The part to the left of the "=" generates 36 things, 32 one way
and then 4 more a slightly different way. The part to the right
of the "=" also generates 36 things, but as a cross-product of
4 things by 9 things. A naive stack-discipline walk of the parse
tree isn't going to "do the right thing".


-Rob

p.s. Oops! I just noticed a bug in the s-expr version of the
parse tree of the above input which I posted previously. It was
hand-translated from the diagram that the C version of "wirlex"
prints out, and I failed to preserve some of the interior nodes
["administrative redexes", one might almost say] of the original,
which resulted in some contants being concatenated once rather than
iterated over. [There was also a completely nonsensical "paste-o"
in the 4th-from-last line.] Here is a corrected version:

BUS DATA <<31:0>,P<3:0>> = U<<23,17,09,12>-{18,3:7,13:11}>

parses as:

(concat (konst "BUS DATA ")

(angle (concat (angle (range 31 0)))


(concat (konst "P")
(angle (range 3 0))))
(konst " = U")

(angle (concat (angle (concat (konst "23"))
(concat (konst "17"))
(concat (konst "09"))
(concat (konst "12")))
(konst "-")


(curly (concat (konst "18"))
(range 3 7)
(range 13 11)))))

-----

Matthew Swank

unread,
Aug 7, 2007, 10:24:48 PM8/7/07
to
On Sun, 05 Aug 2007 00:56:08 -0500, Rob Warnock wrote:

> - A reset function that restores the state of the object *AND ALL
> OF ITS ITERATOR CHILDREN* to the state which existed immediately
> after the execution of the "initial setup" function.

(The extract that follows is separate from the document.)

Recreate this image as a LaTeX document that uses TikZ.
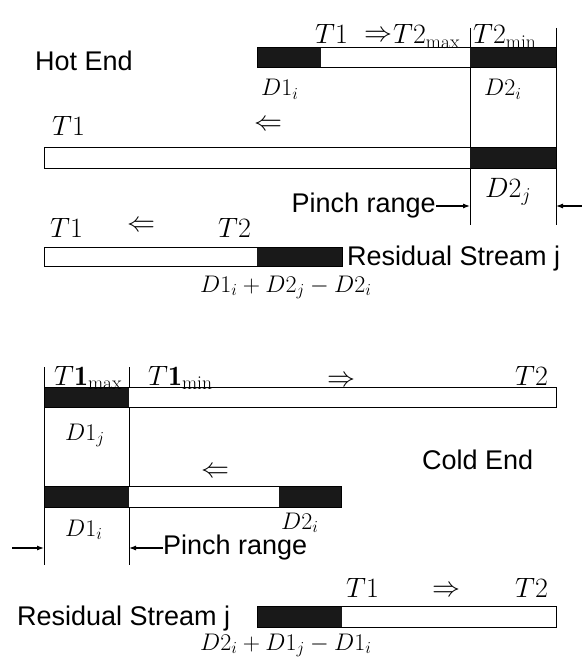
\RequirePackage{fix-cm}
\documentclass[tikz,border=0pt]{standalone}
\usepackage{amsmath,amssymb}
\usepackage{fontspec}
\setsansfont{Liberation Sans}
\usetikzlibrary{arrows.meta}

\tikzset{
  bar/.style={draw=black,line width=0.9pt},
  blk/.style={fill=black!90},
  lbl/.style={inner sep=0pt,anchor=base west,font=\fontsize{28}{30}\selectfont},
  sublbl/.style={inner sep=0pt,anchor=base west,font=\fontsize{24}{26}\selectfont},
  txt/.style={inner sep=0pt,font=\sffamily\fontsize{27}{30}\selectfont},
  pinch/.style={-{Latex[length=7pt,width=5pt]},line width=1.1pt},
  edge/.style={line width=1pt}
}

\begin{document}
\begin{tikzpicture}[x=1pt,y=-1pt]
  \useasboundingbox (0,0) rectangle (581,660);
  % ---------------- Hot end ----------------
  \coordinate (hA) at (470,28);
  \coordinate (hB) at (556,28);
  \draw[edge] (hA) -- (470,225);
  \draw[edge] (hB) -- (556,225);
  % stream i (top)
  \fill[white] (257,47) rectangle (556,67);
  \fill[blk] (257,47) rectangle (321,67);
  \fill[blk] (470,47) rectangle (556,67);
  \draw[bar] (257,47) rectangle (556,67);
  % stream j
  \fill[white] (44,147) rectangle (556,168);
  \fill[blk] (470,147) rectangle (556,168);
  \draw[bar] (44,147) rectangle (556,168);
  % residual stream j
  \fill[white] (44,247) rectangle (342,266);
  \fill[blk] (257,247) rectangle (342,266);
  \draw[bar] (44,247) rectangle (342,266);
  % labels
  \node[txt,anchor=base west] (hot) at (35,71) {Hot End};
  \node[lbl] (hT1) at (315,44) {$T1$};
  \node[lbl] (hR) at (364,42) {$\Rightarrow$};
  \node[lbl] (hT2max) at (393,44) {$T2_{\mathrm{max}}$};
  \node[lbl] (hT2min) at (473,44) {$T2_{\mathrm{min}}$};
  \node[sublbl] (hD1i) at (261,96) {$D1_i$};
  \node[sublbl] (hD2i) at (484,96) {$D2_i$};
  \node[lbl] (jT1) at (52,136) {$T1$};
  \node[lbl] (jL) at (254,131) {$\Leftarrow$};
  \node[lbl] (hD2j) at (485,197) {$D2_j$};
  \node[lbl] (rT1) at (50,237) {$T1$};
  \node[lbl] (rL) at (127,231) {$\Leftarrow$};
  \node[lbl] (rT2) at (218,237) {$T2$};
  \node[txt,anchor=base west] (resA) at (347,265) {Residual Stream j};
  \node[sublbl] (resAx) at (200,292) {$D1_i + D2_j - D2_i$};
  % pinch range (hot)
  \node[txt,anchor=east] (pinchA) at (436,206) {Pinch range};
  \coordinate (hAp) at (470,206);
  \coordinate (hBp) at (556,206);
  \coordinate (hBout) at (582,206);
  \draw[pinch] (pinchA.east) -- (hAp);
  \draw[pinch] (hBout) -- (hBp);
  % ---------------- Cold end ----------------
  \coordinate (cA) at (44,367);
  \coordinate (cB) at (129,367);
  \draw[edge] (cA) -- (44,565);
  \draw[edge] (cB) -- (129,565);
  % stream j (top)
  \fill[white] (44,387) rectangle (556,407);
  \fill[blk] (44,387) rectangle (129,407);
  \draw[bar] (44,387) rectangle (556,407);
  % stream i
  \fill[white] (44,486) rectangle (341,507);
  \fill[blk] (44,486) rectangle (129,507);
  \fill[blk] (279,486) rectangle (341,507);
  \draw[bar] (44,486) rectangle (341,507);
  % residual stream j
  \fill[white] (257,606) rectangle (556,627);
  \fill[blk] (257,606) rectangle (342,627);
  \draw[bar] (257,606) rectangle (556,627);
  % labels
  \node[lbl] (cT1max) at (54,385) {$T\mathbf{1}_{\mathrm{max}}$};
  \node[lbl] (cT1min) at (148,385) {$T\mathbf{1}_{\mathrm{min}}$};
  \node[lbl] (cR) at (327,386) {$\Rightarrow$};
  \node[lbl] (cT2) at (515,385) {$T2$};
  \node[sublbl] (cD1j) at (65,440) {$D1_j$};
  \node[txt,anchor=base west] (cold) at (422,469) {Cold End};
  \node[lbl] (iL) at (201,477) {$\Leftarrow$};
  \node[sublbl] (cD1i) at (65,536) {$D1_i$};
  \node[sublbl] (cD2i) at (281,529) {$D2_i$};
  \node[lbl] (sT1) at (346,597) {$T1$};
  \node[lbl] (sR) at (432,596) {$\Rightarrow$};
  \node[lbl] (sT2) at (515,597) {$T2$};
  \node[txt,anchor=base west] (resB) at (17,625) {Residual Stream j};
  \node[sublbl] (resBx) at (200,650) {$D2_i + D1_j - D1_i$};
  % pinch range (cold)
  \node[txt,anchor=west] (pinchB) at (163,548) {Pinch range};
  \coordinate (cAp) at (44,548);
  \coordinate (cBp) at (129,548);
  \coordinate (cAout) at (12,548);
  \draw[pinch] (cAout) -- (cAp);
  \draw[pinch] (pinchB.west) -- (cBp);
\end{tikzpicture}
\end{document}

This sounds like reset takes a saved continuation.

Matt

--
"You do not really understand something unless you can
explain it to your grandmother." - Albert Einstein.

Rob Warnock

unread,
Aug 8, 2007, 4:38:50 AM8/8/07
to
In article <pan.2007.08.08....@c.net>,
Matthew Swank <akopa_is_very_mu...@c.net> wrote:
+---------------

| Rob Warnock wrote:
| > - A reset function that restores the state of the object *AND ALL
| > OF ITS ITERATOR CHILDREN* to the state which existed immediately
| > after the execution of the "initial setup" function.
|
| This sounds like reset takes a saved continuation.
+---------------

*Almost*, except that in most non-lazy[1] languages [e.g., Scheme]
saved continuations *don't* restore the slots of mutable objects
or values of lexical variables bound before the continuation was
captured, only the flow of control. But you're correct in the very
loose sense that an iterator reset function should act somewhat
analogous to a saved continuation, except with respect to the
iterator object's state rather than the flow of control.


-Rob

[1] This is just a CYA caveat, since I don't know enough about
lazy languages in general to say what continuations do there.